The higher the vehicle weight the higher its fuel consumption and emission and also the same for vice versa (Tavares et al. 2009).

50% of the load for emission factor is corrected to tolerate different load conditions with the use of the following Eq. (15).

$$ {\text{L}}_{\text{cf}} = \, \left[ { 1+ 2 {\text{cf}}\frac{{ \left( {lp {-} 50} \right) }}{100}} \right] $$

where, Lcf = emission factor corrected of the fuel consumption in [g/km]; lp = 0 for empty load vehicle and lp = 100 for fully load; cf = load correction factor of the FC which is 0.18; For Loaded vehicles Lcf of 1.18 and for Unloaded Vehicles Lcf of 0.82 was applied.

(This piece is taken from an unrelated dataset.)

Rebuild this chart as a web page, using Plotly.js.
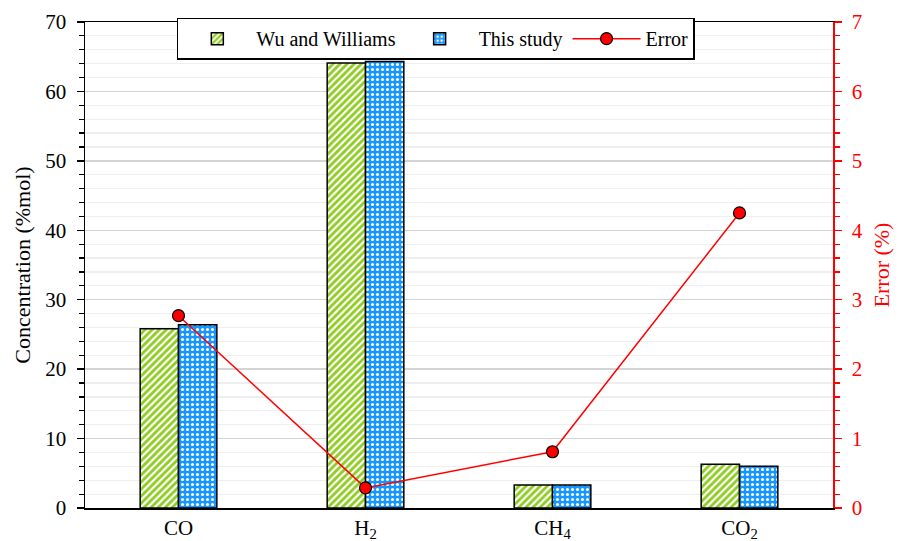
<!DOCTYPE html>
<html>
<head>
<meta charset="utf-8">
<script src="https://cdn.plot.ly/plotly-3.0.1.min.js"></script>
<style>html,body{margin:0;padding:0;background:#fff;}#chart{width:902px;height:541px;}</style>
</head>
<body>
<div id="chart"></div>
<script>
const categories = ['CO', 'H<sub>2</sub>', 'CH<sub>4</sub>', 'CO<sub>2</sub>'];
const wuWilliams = [25.8, 64.1, 3.3, 6.3];
const thisStudy = [26.4, 64.3, 3.3, 6.0];
const errorPct = [2.77, 0.29, 0.81, 4.25];

const fontFam = '"Times New Roman", "Liberation Serif", serif';

const traces = [
  {
    type: 'bar', name: 'Wu and Williams', x: categories, y: wuWilliams,
    marker: {
      color: '#ffffff',
      line: {color: '#000000', width: 1.5},
      pattern: {shape: '/', fgcolor: '#8fcc22', bgcolor: '#ffffff', size: 5, solidity: 0.55}
    }
  },
  {
    type: 'bar', name: 'This study', x: categories, y: thisStudy,
    marker: {
      color: '#ffffff',
      line: {color: '#000000', width: 1.5},
      pattern: {shape: '.', fgcolor: '#ffffff', bgcolor: '#1597ff', size: 5, solidity: 0.3}
    }
  },
  {
    type: 'scatter', mode: 'lines+markers', name: 'Error', x: categories, y: errorPct, yaxis: 'y2',
    line: {color: '#ff0000', width: 1.5},
    marker: {color: '#ff0000', size: 12, line: {color: '#000000', width: 1.2}}
  }
];

const layout = {
  width: 902, height: 541,
  margin: {l: 85, r: 69, t: 22, b: 33},
  paper_bgcolor: '#ffffff', plot_bgcolor: '#ffffff',
  font: {family: fontFam, size: 21, color: '#000000'},
  barmode: 'group', bargap: 0.59, bargroupgap: 0,
  showlegend: true,
  legend: {
    orientation: 'h', x: 0.469, xanchor: 'center', y: 1.009, yanchor: 'top',
    bgcolor: '#ffffff', bordercolor: '#000000', borderwidth: 1.5,
    font: {family: fontFam, size: 20, color: '#000000'},
    traceorder: 'normal', itemwidth: 68
  },
  xaxis: {
    showline: true, linecolor: '#000000', linewidth: 1.5, mirror: true,
    ticks: '', showgrid: false,
    tickfont: {family: fontFam, size: 21, color: '#000000'}
  },
  yaxis: {
    range: [0, 70], dtick: 10, tick0: 0,
    showline: true, linecolor: '#000000', linewidth: 1.5,
    ticks: 'outside', ticklen: 7, tickwidth: 1.5, tickcolor: '#000000',
    ticklabelstandoff: 6,
    showgrid: true, gridcolor: '#d4d4d4', gridwidth: 1.5,
    zeroline: false,
    minor: {dtick: 2, ticks: 'outside', ticklen: 5, tickcolor: '#000000', tickwidth: 1.2, showgrid: true, gridcolor: '#eeeeee', gridwidth: 1.2},
    title: {text: 'Concentration (%mol)', font: {family: fontFam, size: 22, color: '#000000'}, standoff: 8},
    tickfont: {family: fontFam, size: 21, color: '#000000'}
  },
  yaxis2: {
    overlaying: 'y', side: 'right',
    range: [0, 7], dtick: 1, tick0: 0,
    showline: true, linecolor: '#ff0000', linewidth: 1.5,
    ticks: 'outside', ticklen: 7, tickwidth: 1.5, tickcolor: '#ff0000',
    ticklabelstandoff: 6,
    showgrid: false, zeroline: false,
    minor: {dtick: 0.2, ticks: 'outside', ticklen: 5, tickcolor: '#ff0000', tickwidth: 1.2, showgrid: false},
    title: {text: 'Error (%)', font: {family: fontFam, size: 22, color: '#ff0000'}, standoff: 12},
    tickfont: {family: fontFam, size: 21, color: '#ff0000'}
  }
};

Plotly.newPlot('chart', traces, layout, {displayModeBar: false, staticPlot: true});
</script>
</body>
</html>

The equation above (15) was also used to consider vehicle load for other pollutant emission estimation calculations. The actual load factor for pollutants is given in MEET and applied for this study. The load factors applied for pollutants is given in Table 2 while Table 3 shows the load correction.

Table 2 Load factors applied to heavy duty vehicles
Table 3 Load correction factors applied to heavy duty vehicles

MEET Suggests the total fuel consumption in gram as in Eq. (16) and for all pollutants, (i.e. CO, NOx, VOC, PM) the total Emission per Road length is calculated in gram as in Eq. (17).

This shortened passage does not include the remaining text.